-- WHAT IS EXPECTED --
Copy out, with no alterations, the lines below running from the one containing "Emit a Python" to the one containing "import pandas as pd", inclusive at each end; pictures are omitted.

-- STORED RECORDS --
[start]

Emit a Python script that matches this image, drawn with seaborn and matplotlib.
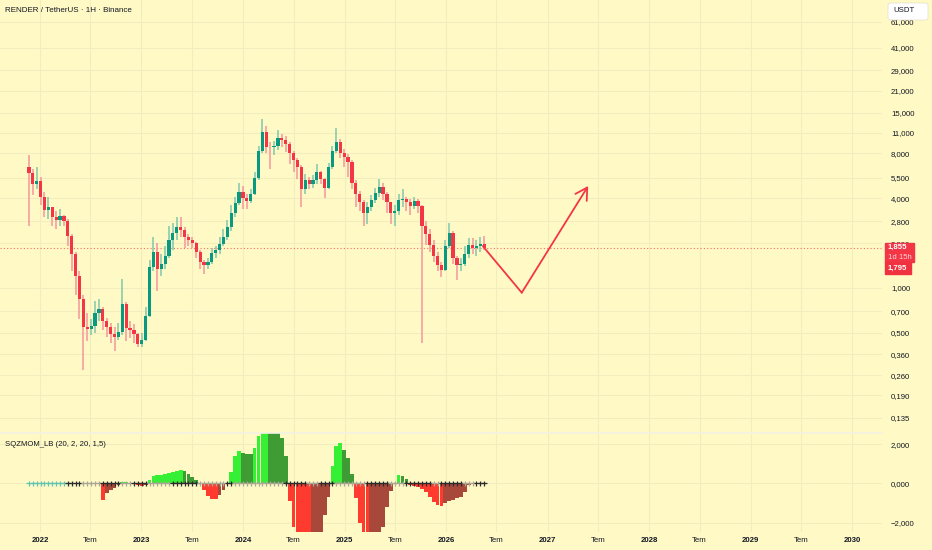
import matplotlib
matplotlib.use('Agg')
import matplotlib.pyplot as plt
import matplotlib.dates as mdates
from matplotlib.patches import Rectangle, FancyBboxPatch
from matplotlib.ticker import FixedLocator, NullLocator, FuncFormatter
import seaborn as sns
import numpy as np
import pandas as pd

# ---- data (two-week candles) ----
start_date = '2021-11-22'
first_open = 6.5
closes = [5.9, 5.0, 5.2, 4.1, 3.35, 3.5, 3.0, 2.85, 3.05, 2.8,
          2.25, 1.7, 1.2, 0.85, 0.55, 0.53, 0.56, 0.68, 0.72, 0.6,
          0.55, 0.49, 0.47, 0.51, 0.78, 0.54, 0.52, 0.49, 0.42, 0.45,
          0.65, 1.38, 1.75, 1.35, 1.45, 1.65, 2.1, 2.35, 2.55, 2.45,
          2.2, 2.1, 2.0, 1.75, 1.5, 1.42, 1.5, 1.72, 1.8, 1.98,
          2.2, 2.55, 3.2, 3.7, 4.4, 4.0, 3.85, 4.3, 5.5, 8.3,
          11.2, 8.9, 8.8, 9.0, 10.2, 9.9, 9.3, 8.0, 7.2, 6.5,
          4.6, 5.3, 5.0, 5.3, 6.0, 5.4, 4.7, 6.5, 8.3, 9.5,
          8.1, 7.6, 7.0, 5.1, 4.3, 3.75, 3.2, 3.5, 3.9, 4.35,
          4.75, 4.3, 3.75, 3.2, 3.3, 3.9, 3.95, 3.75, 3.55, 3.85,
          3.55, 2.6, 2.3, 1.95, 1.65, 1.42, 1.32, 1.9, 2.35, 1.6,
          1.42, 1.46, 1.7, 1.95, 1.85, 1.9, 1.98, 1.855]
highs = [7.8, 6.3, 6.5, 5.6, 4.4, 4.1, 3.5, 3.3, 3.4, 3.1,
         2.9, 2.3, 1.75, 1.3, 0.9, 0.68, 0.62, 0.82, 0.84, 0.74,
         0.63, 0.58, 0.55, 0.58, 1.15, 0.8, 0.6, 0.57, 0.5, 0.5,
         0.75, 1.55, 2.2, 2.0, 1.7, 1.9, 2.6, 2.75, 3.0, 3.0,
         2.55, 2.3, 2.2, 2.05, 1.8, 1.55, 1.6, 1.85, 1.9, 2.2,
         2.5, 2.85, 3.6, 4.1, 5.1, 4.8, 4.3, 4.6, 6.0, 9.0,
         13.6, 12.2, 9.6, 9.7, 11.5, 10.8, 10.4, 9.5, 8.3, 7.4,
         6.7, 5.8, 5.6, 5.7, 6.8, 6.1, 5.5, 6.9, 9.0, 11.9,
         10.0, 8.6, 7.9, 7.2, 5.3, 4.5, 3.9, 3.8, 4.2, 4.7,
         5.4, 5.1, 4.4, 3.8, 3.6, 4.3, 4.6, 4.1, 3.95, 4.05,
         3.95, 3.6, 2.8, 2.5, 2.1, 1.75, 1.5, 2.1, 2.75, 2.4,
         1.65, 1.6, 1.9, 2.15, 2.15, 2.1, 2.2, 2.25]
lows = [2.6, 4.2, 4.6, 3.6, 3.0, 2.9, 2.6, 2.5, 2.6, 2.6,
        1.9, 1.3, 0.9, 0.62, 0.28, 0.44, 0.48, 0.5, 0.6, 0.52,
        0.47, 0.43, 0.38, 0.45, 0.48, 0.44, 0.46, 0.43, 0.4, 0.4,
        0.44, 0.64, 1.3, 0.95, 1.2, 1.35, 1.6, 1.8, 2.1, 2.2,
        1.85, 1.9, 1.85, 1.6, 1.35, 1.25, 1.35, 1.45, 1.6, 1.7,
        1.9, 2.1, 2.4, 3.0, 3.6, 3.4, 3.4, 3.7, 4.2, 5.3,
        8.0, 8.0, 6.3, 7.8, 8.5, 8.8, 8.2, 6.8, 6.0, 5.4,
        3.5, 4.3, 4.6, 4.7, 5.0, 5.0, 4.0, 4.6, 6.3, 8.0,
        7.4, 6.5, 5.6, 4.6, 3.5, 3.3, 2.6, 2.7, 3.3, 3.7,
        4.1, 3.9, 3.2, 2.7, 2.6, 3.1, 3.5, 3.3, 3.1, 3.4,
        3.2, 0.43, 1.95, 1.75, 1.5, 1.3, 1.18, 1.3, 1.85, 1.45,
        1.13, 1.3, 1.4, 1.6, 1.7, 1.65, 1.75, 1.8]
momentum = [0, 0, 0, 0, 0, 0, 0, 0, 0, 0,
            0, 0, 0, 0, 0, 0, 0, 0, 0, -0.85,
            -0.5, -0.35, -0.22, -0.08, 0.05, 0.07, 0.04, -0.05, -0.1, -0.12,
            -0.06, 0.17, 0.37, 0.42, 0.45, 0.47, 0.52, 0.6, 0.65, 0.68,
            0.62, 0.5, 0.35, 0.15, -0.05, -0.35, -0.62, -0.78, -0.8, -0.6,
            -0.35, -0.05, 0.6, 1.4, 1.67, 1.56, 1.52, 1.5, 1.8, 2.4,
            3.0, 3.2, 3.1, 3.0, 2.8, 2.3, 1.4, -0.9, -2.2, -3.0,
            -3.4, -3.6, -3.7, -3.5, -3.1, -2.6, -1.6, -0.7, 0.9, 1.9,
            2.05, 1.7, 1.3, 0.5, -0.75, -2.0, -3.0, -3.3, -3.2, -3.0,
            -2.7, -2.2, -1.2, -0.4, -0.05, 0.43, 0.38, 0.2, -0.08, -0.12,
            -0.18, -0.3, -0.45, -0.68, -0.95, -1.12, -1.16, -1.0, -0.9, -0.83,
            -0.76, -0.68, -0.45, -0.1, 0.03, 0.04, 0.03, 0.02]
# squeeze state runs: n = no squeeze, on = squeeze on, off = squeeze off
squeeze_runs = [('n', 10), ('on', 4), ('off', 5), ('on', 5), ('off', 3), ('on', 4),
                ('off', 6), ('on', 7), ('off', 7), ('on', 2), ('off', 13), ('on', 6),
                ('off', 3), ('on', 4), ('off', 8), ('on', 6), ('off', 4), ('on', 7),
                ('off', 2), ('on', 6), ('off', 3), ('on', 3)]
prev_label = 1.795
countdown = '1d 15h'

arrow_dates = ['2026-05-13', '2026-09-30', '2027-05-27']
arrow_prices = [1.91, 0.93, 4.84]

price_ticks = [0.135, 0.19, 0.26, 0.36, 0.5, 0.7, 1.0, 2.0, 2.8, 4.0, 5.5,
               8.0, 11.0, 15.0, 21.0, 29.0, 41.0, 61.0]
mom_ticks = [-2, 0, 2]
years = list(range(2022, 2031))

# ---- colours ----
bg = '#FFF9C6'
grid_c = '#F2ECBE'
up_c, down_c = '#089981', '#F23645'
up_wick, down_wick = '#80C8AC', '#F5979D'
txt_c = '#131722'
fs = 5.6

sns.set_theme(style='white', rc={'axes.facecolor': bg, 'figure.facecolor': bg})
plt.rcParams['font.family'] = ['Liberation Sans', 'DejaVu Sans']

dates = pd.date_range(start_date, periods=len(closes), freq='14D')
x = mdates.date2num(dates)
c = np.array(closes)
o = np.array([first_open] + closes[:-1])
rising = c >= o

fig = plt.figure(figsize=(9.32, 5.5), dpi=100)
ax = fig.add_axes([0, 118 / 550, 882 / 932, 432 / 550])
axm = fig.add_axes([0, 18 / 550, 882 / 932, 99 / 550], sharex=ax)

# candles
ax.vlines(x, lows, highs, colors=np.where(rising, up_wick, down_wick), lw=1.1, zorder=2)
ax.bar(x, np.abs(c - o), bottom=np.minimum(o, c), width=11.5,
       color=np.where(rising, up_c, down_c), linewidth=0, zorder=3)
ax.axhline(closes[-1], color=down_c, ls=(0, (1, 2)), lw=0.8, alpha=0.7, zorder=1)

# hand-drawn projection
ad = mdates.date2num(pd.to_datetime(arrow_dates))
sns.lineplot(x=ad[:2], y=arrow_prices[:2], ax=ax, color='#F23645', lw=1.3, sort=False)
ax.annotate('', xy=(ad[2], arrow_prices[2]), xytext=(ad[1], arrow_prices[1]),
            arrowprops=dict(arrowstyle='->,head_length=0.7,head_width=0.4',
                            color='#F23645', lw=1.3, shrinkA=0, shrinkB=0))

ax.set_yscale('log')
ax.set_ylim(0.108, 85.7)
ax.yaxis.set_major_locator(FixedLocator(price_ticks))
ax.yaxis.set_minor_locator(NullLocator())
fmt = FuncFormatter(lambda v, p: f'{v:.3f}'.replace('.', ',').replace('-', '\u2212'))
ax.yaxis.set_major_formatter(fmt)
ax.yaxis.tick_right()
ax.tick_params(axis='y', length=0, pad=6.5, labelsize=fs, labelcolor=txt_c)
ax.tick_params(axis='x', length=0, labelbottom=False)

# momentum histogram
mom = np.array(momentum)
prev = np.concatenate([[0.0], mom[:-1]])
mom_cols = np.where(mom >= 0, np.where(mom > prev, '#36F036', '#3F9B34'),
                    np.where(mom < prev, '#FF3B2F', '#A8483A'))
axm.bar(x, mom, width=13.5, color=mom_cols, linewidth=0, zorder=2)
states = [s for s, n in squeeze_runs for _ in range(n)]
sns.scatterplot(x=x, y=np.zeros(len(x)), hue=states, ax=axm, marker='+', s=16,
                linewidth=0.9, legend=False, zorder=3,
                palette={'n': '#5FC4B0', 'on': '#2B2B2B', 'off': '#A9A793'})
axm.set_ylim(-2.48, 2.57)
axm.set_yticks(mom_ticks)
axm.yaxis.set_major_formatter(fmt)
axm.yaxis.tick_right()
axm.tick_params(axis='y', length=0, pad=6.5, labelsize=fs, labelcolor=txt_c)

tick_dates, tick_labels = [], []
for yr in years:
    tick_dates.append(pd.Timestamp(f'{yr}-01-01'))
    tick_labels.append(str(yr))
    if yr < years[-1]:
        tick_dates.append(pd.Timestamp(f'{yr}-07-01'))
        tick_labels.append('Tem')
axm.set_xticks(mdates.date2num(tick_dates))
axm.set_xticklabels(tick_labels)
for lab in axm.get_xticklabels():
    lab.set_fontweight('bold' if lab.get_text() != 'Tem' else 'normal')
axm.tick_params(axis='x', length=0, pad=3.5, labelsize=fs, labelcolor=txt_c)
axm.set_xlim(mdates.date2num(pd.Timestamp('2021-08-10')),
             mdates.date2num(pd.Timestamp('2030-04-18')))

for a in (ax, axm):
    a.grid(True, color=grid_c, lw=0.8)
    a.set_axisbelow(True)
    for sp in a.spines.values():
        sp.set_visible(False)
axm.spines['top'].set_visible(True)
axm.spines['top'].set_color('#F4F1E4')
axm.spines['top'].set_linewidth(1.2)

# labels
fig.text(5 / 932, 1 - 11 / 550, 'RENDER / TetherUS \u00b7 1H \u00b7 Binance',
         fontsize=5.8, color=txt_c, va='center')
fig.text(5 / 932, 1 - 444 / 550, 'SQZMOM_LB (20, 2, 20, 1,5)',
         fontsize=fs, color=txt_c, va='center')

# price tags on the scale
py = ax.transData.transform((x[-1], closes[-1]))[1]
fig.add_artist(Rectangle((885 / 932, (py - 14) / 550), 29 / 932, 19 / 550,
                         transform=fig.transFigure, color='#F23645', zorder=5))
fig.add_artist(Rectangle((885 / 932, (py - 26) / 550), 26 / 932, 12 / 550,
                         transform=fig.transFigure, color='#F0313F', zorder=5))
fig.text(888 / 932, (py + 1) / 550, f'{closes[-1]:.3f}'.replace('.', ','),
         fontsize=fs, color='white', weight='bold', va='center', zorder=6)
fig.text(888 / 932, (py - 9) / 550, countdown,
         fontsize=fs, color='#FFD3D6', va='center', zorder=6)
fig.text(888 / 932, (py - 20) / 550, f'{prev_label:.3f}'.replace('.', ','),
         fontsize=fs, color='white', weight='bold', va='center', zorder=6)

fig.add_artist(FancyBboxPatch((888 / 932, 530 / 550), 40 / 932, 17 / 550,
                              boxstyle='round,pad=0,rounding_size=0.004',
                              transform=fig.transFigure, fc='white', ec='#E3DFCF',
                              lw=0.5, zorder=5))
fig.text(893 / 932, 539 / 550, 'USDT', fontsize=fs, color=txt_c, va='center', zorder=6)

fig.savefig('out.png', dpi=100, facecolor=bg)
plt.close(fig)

[end]
[start]

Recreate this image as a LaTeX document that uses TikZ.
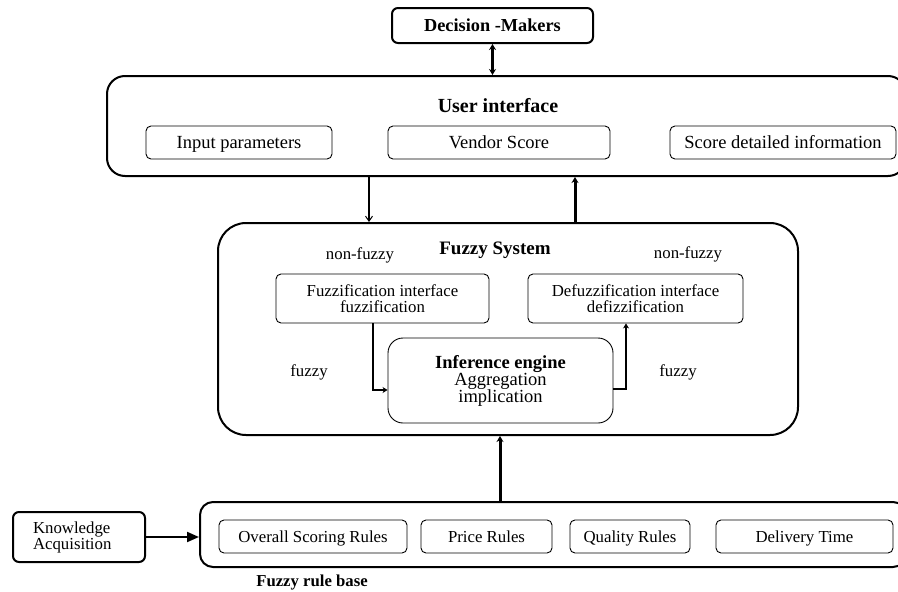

[end]
[start]

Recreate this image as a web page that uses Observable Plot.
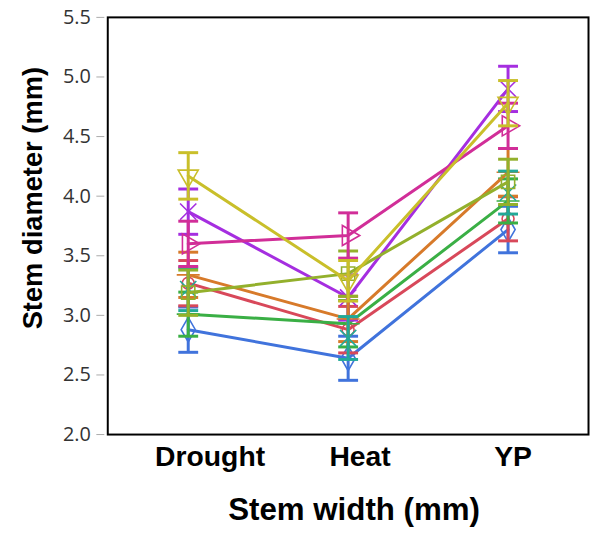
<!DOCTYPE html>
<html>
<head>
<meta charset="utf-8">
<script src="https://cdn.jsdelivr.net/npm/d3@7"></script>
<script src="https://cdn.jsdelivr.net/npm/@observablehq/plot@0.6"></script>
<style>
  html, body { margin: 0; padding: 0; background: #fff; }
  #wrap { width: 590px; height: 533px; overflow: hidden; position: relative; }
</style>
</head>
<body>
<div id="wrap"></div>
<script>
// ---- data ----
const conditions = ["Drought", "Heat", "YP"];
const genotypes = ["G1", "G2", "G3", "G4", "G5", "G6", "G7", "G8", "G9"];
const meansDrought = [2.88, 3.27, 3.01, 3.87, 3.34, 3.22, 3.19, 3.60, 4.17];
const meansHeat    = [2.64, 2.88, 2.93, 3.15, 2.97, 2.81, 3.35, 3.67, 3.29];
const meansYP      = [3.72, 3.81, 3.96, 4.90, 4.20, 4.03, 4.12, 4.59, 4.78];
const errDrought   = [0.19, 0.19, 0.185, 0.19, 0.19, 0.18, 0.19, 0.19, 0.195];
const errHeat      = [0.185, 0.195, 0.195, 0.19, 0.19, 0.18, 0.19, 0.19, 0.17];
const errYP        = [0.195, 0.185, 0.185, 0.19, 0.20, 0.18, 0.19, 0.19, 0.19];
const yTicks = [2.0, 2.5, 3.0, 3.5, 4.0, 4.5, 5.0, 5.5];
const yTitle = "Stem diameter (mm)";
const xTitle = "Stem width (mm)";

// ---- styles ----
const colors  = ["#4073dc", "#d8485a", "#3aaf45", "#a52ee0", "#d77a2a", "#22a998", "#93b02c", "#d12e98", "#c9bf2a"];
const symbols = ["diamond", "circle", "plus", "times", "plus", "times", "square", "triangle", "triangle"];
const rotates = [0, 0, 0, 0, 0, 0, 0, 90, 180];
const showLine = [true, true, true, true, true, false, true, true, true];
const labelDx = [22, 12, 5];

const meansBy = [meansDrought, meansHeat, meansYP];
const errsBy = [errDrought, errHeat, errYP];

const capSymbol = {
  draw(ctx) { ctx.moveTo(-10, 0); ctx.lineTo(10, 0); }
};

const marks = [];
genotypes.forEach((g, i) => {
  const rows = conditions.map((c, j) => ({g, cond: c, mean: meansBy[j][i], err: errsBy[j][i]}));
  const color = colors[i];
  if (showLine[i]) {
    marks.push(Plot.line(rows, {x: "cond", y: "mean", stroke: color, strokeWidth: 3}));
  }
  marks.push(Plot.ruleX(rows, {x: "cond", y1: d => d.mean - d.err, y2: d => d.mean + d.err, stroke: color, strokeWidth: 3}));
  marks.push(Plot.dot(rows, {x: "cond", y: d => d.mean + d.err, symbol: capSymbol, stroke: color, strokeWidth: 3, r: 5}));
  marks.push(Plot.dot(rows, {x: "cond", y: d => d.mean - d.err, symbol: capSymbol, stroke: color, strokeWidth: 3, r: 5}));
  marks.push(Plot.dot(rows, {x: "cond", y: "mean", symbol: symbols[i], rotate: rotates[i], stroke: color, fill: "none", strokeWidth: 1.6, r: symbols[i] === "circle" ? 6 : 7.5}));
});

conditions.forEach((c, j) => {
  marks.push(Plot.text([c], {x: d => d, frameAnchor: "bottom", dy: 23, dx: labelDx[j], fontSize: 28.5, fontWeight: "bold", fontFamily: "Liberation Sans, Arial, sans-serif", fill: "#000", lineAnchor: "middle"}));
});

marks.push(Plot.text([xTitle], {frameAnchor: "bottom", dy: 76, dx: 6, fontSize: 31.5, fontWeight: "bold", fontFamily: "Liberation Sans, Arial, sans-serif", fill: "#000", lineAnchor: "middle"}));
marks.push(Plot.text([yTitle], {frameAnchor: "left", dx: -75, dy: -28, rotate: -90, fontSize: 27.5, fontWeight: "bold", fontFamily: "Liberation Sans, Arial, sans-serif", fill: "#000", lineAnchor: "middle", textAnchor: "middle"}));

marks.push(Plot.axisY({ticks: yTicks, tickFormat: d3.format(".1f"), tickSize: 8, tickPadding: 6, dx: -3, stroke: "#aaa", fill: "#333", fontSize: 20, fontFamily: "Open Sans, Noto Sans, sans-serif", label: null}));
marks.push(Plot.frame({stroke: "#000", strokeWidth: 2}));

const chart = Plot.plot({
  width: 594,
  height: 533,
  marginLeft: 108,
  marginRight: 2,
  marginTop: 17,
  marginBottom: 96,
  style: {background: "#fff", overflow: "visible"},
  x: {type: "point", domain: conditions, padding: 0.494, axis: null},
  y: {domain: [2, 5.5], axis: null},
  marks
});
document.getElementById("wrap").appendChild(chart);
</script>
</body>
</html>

[end]

-- COMPLETE ANSWER --
Emit a Python script that matches this image, drawn with seaborn and matplotlib.
import matplotlib
matplotlib.use('Agg')
import matplotlib.pyplot as plt
import matplotlib.dates as mdates
from matplotlib.patches import Rectangle, FancyBboxPatch
from matplotlib.ticker import FixedLocator, NullLocator, FuncFormatter
import seaborn as sns
import numpy as np
import pandas as pd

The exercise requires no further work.